YOUR GOAL ->
Begin with the first line of the material and copy each line word for word through the line that contains "(title) at (37,30)"; the pictures are left out.
++++ EXTRACTED INFORMATION
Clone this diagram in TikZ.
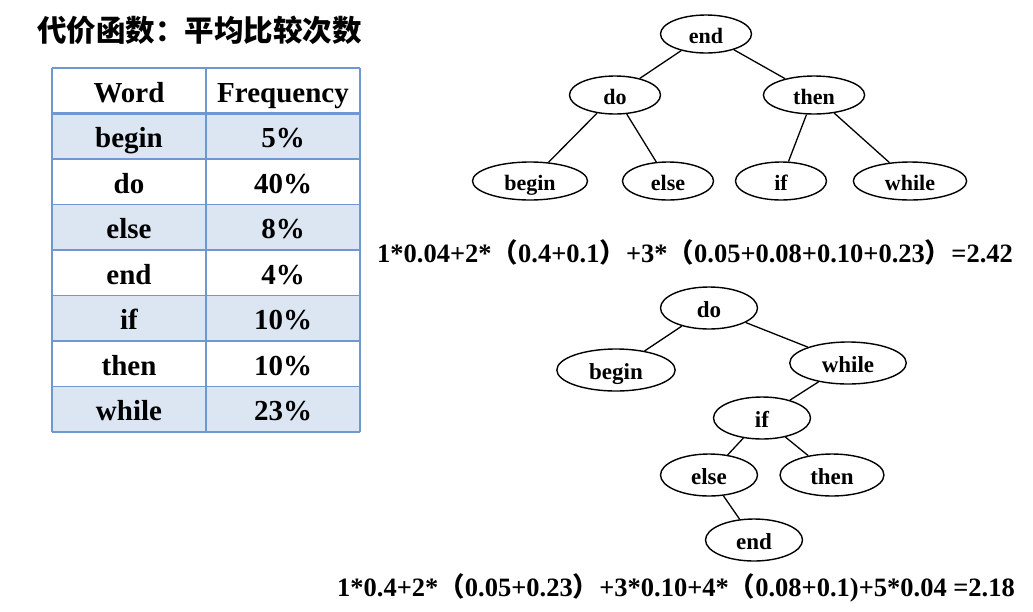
\documentclass[tikz,border=0pt]{standalone}
\usepackage{fontspec}
\setmainfont{Liberation Serif}
\newfontfamily\cjk{Noto Sans CJK SC}
\usetikzlibrary{shapes.geometric}
\definecolor{grid}{HTML}{6F98CF}
\definecolor{rowfill}{HTML}{DCE6F2}
\tikzset{
  treeNode/.style={draw, ellipse, line width=1.4pt, inner xsep=15pt, inner ysep=0pt,
    text height=18pt, text depth=0pt,
    minimum width=91pt, minimum height=38pt, font=\fontsize{22}{24}\selectfont\bfseries},
  treeNodeB/.style={treeNode, minimum width=97pt, minimum height=42pt,
    text height=19pt, text depth=0pt, font=\fontsize{23}{26}\selectfont\bfseries},
  treeEdge/.style={line width=1.3pt},
  tableLine/.style={draw=grid, line width=1.2pt},
  tableText/.style={font=\fontsize{29}{30}\selectfont\bfseries, text height=23pt, text depth=0pt},
  titleText/.style={font=\cjk\fontsize{29.5}{30}\selectfont\bfseries, anchor=west, inner sep=0pt},
  formulaText/.style={font=\fontsize{26.5}{28}\selectfont\bfseries, anchor=west, inner sep=0pt}
}
\newcommand{\fwl}{{\cjk （}}
\newcommand{\fwr}{{\cjk ）}}

\begin{document}
\begin{tikzpicture}[x=1pt,y=-1pt]
  \useasboundingbox (0,0) rectangle (1033,611);
  \node[titleText] (title) at (37,30) {代价函数：平均比较次数};

  % table
  \node[tableText] (wHead) at (129,90.75) {Word};
  \node[tableText] (fHead) at (283,90.75) {Frequency};
  \foreach \w/\f [count=\i] in {begin/5\%, do/40\%, else/8\%, end/4\%, if/10\%, then/10\%, while/23\%} {
    \pgfmathsetmacro{\yt}{68+45.5*\i}
    \ifodd\i \fill[rowfill] (52,\yt) rectangle (360,{\yt+45.5}); \fi
    \node[tableText] (w\i) at (129,{\yt+22.75}) {\w};
    \node[tableText] (f\i) at (283,{\yt+22.75}) {\f};
  }
  \foreach \i in {0,...,8}
    \draw[tableLine] (52,{68+45.5*\i}) -- (360,{68+45.5*\i});
  \draw[tableLine, line width=2.4pt] (52,113.5) -- (360,113.5);
  \foreach \x in {52,206,360}
    \draw[tableLine] (\x,68) -- (\x,432);

  % first tree
  \node[treeNode] (aEnd) at (706,34) {end};
  \node[treeNode] (aDo) at (615,95) {do};
  \node[treeNode] (aThen) at (814,95) {then};
  \node[treeNode] (aBegin) at (530,181) {begin};
  \node[treeNode] (aElse) at (668,181) {else};
  \node[treeNode] (aIf) at (781,181) {if};
  \node[treeNode] (aWhile) at (910,181) {while};
  \draw[treeEdge] (aEnd) -- (aDo);
  \draw[treeEdge] (aEnd) -- (aThen);
  \draw[treeEdge] (aDo) -- (aBegin);
  \draw[treeEdge] (aDo) -- (aElse);
  \draw[treeEdge] (aThen) -- (aIf);
  \draw[treeEdge] (aThen) -- (aWhile);

  \node[formulaText] (costA) at (377,252)
    {1*0.04+2*\fwl 0.4+0.1\fwr +3*\fwl 0.05+0.08+0.10+0.23\fwr =2.42};

  % second tree
  \node[treeNodeB] (bDo) at (709,308) {do};
  \node[treeNodeB] (bBegin) at (616,370) {begin};
  \node[treeNodeB] (bWhile) at (848,363) {while};
  \node[treeNodeB] (bIf) at (762,418) {if};
  \node[treeNodeB] (bElse) at (709,475) {else};
  \node[treeNodeB] (bThen) at (832,475) {then};
  \node[treeNodeB] (bEnd) at (754,540) {end};
  \draw[treeEdge] (bDo) -- (bBegin);
  \draw[treeEdge] (bDo) -- (bWhile);
  \draw[treeEdge] (bWhile) -- (bIf);
  \draw[treeEdge] (bIf) -- (bElse);
  \draw[treeEdge] (bIf) -- (bThen);
  \draw[treeEdge] (bElse) -- (bEnd);

  \node[formulaText] (costB) at (337,588)
    {1*0.4+2*\fwl 0.05+0.23\fwr +3*0.10+4*\fwl 0.08+0.1)+5*0.04 =2.18};
\end{tikzpicture}
\end{document}
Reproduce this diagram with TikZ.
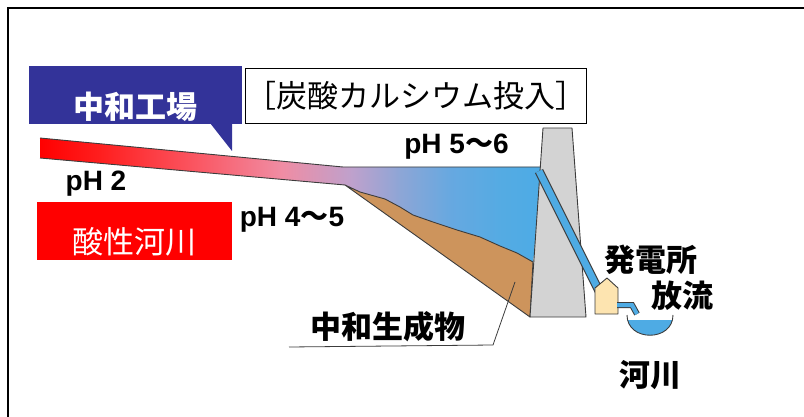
\documentclass[tikz,border=0pt]{standalone}
\usepackage{fontspec}
\setmainfont{Liberation Sans}
\newfontfamily\jpfont{Noto Sans CJK JP}
\definecolor{nzblue}{RGB}{51,51,153}
\definecolor{nzred}{RGB}{255,0,0}
\definecolor{nzwater}{RGB}{78,171,228}
\definecolor{nzmud}{RGB}{205,148,92}
\definecolor{nzdam}{RGB}{211,211,211}
\definecolor{nzhouse}{RGB}{253,228,176}
\definecolor{nzline}{RGB}{60,60,60}
\pgfdeclarehorizontalshading{nzfade}{100bp}{rgb(0bp)=(1,0,0); rgb(25bp)=(1,0,0);
  rgb(31bp)=(1,0.12,0.12); rgb(41bp)=(0.98,0.35,0.4); rgb(49bp)=(0.94,0.55,0.64);
  rgb(55.9bp)=(0.75,0.63,0.8); rgb(60.9bp)=(0.55,0.65,0.84); rgb(65.9bp)=(0.4,0.66,0.88);
  rgb(70.9bp)=(0.33,0.67,0.89); rgb(75bp)=(0.3,0.67,0.9); rgb(100bp)=(0.3,0.67,0.9)}
\newcommand{\nzwave}{{\jpfont ～}}
\tikzset{
  nzJp/.style={font=\jpfont\bfseries\fontsize{31}{31}\selectfont, inner sep=0pt},
  nzJpThin/.style={font=\jpfont\fontsize{31}{31}\selectfont, inner sep=0pt},
  nzPh/.style={font=\bfseries\fontsize{28}{28}\selectfont, inner sep=0pt},
  nzEdge/.style={draw=nzline, line width=0.9pt, line join=round},
  nzLead/.style={draw=nzline, line width=0.8pt}
}

\begin{document}
\begin{tikzpicture}[x=1pt,y=-1pt]
  \useasboundingbox (0,0) rectangle (804,417);
  \draw[line width=2.2pt] (8,417) -- (8,8) -- (804,8);

  % plant callout and dosing box
  \fill[nzblue] (29,66) rectangle (242,124);
  \fill[nzblue] (210,123) -- (232,123) -- (232,151) -- cycle;
  \node[nzJp, text=white] (plant) at (135.5,106.5) {中和工場};
  \node[nzJpThin, draw, line width=0.8pt, minimum width=340pt, minimum height=55pt] (dose) at (416,95.5) {［炭酸カルシウム投入］};

  % acid river running into the reservoir
  \shade[shading=nzfade] (40,138) -- (343,167) -- (543,167) -- (533,263) -- (517,253) -- (500,246)
    -- (480,237) -- (457,230) -- (433,222) -- (413,215) -- (400,207) -- (385,199) -- (360,192)
    -- (345,185) -- (40,158) -- cycle;
  \draw[nzEdge] (40,138) -- (343,167) -- (543,167);
  \draw[nzEdge] (40,158) -- (345,185);

  % settled sludge
  \filldraw[nzEdge, fill=nzmud] (345,185) -- (360,192) -- (385,199) -- (400,207) -- (413,215)
    -- (433,222) -- (457,230) -- (480,237) -- (500,246) -- (517,253) -- (533,262) -- (530,317) -- cycle;

  % dam, penstock, power house
  \filldraw[nzEdge, fill=nzdam] (543,128) -- (572,128) -- (586,317) -- (530,317) -- cycle;
  \draw[nzline, line width=9pt] (539,171) -- (600,293);
  \draw[nzwater, line width=6.8pt] (539,171) -- (600,293);
  \filldraw[nzEdge, fill=nzhouse] (595,314) -- (618,314) -- (618,288) -- (607,278) -- (595,288) -- cycle;
  \draw[nzline, line width=6pt] (617,305) -- (632,305) -- (637,314);
  \draw[nzwater, line width=4pt] (617,305) -- (632,305) -- (637,314);

  % river below
  \begin{scope}
    \clip (627,315) .. controls (627,342) and (673,342) .. (673,315) -- cycle;
    \fill[nzwater] (620,320) rectangle (680,345);
  \end{scope}
  \draw[nzEdge] (627,315) .. controls (627,342) and (673,342) .. (673,315);

  % labels
  \node[nzPh] (ph2) at (96,184) {pH 2};
  \node[nzPh] (ph45) at (292,219.5) {pH 4\nzwave 5};
  \node[nzPh] (ph56) at (456.5,146.5) {pH 5\nzwave 6};
  \fill[nzred] (37,202) rectangle (232,260);
  \node[nzJpThin, text=white] (acid) at (134,241.5) {酸性河川};
  \node[nzJp] (sludge) at (387.5,326.5) {中和生成物};
  \coordinate (leadA) at (289,347);
  \coordinate (leadB) at (493,345);
  \coordinate (leadC) at (515,282);
  \draw[nzLead] (leadA) -- (leadB) -- (leadC);
  \node[nzJp] (power) at (650.5,260) {発電所};
  \node[nzJp] (outflow) at (682.5,296) {放流};
  \node[nzJp] (river) at (650,375.5) {河川};
\end{tikzpicture}
\end{document}
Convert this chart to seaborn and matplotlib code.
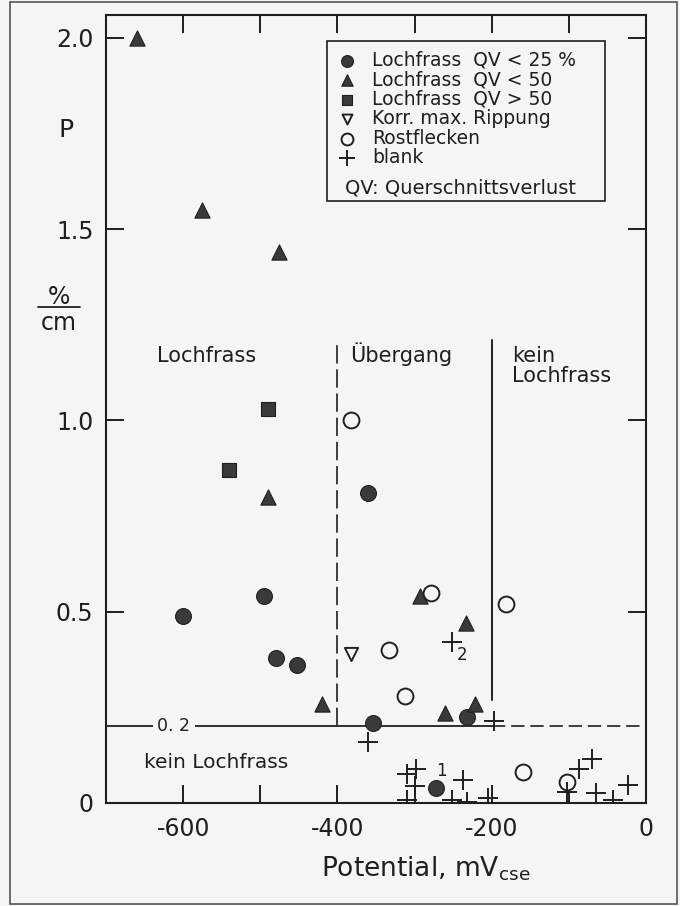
++++++++
FINISHED TASK ->
Clone this diagram in TikZ.
\documentclass[tikz,border=0pt]{standalone}
\usepackage{fontspec}
\setmainfont{Liberation Serif}
\newfontfamily\cjk{Noto Sans CJK SC}
\usetikzlibrary{shapes.geometric}
\definecolor{grid}{HTML}{6F98CF}
\definecolor{rowfill}{HTML}{DCE6F2}
\tikzset{
  treeNode/.style={draw, ellipse, line width=1.4pt, inner xsep=15pt, inner ysep=0pt,
    text height=18pt, text depth=0pt,
    minimum width=91pt, minimum height=38pt, font=\fontsize{22}{24}\selectfont\bfseries},
  treeNodeB/.style={treeNode, minimum width=97pt, minimum height=42pt,
    text height=19pt, text depth=0pt, font=\fontsize{23}{26}\selectfont\bfseries},
  treeEdge/.style={line width=1.3pt},
  tableLine/.style={draw=grid, line width=1.2pt},
  tableText/.style={font=\fontsize{29}{30}\selectfont\bfseries, text height=23pt, text depth=0pt},
  titleText/.style={font=\cjk\fontsize{29.5}{30}\selectfont\bfseries, anchor=west, inner sep=0pt},
  formulaText/.style={font=\fontsize{26.5}{28}\selectfont\bfseries, anchor=west, inner sep=0pt}
}
\newcommand{\fwl}{{\cjk （}}
\newcommand{\fwr}{{\cjk ）}}

\begin{document}
\begin{tikzpicture}[x=1pt,y=-1pt]
  \useasboundingbox (0,0) rectangle (1033,611);
  \node[titleText] (title) at (37,30) {代价函数：平均比较次数};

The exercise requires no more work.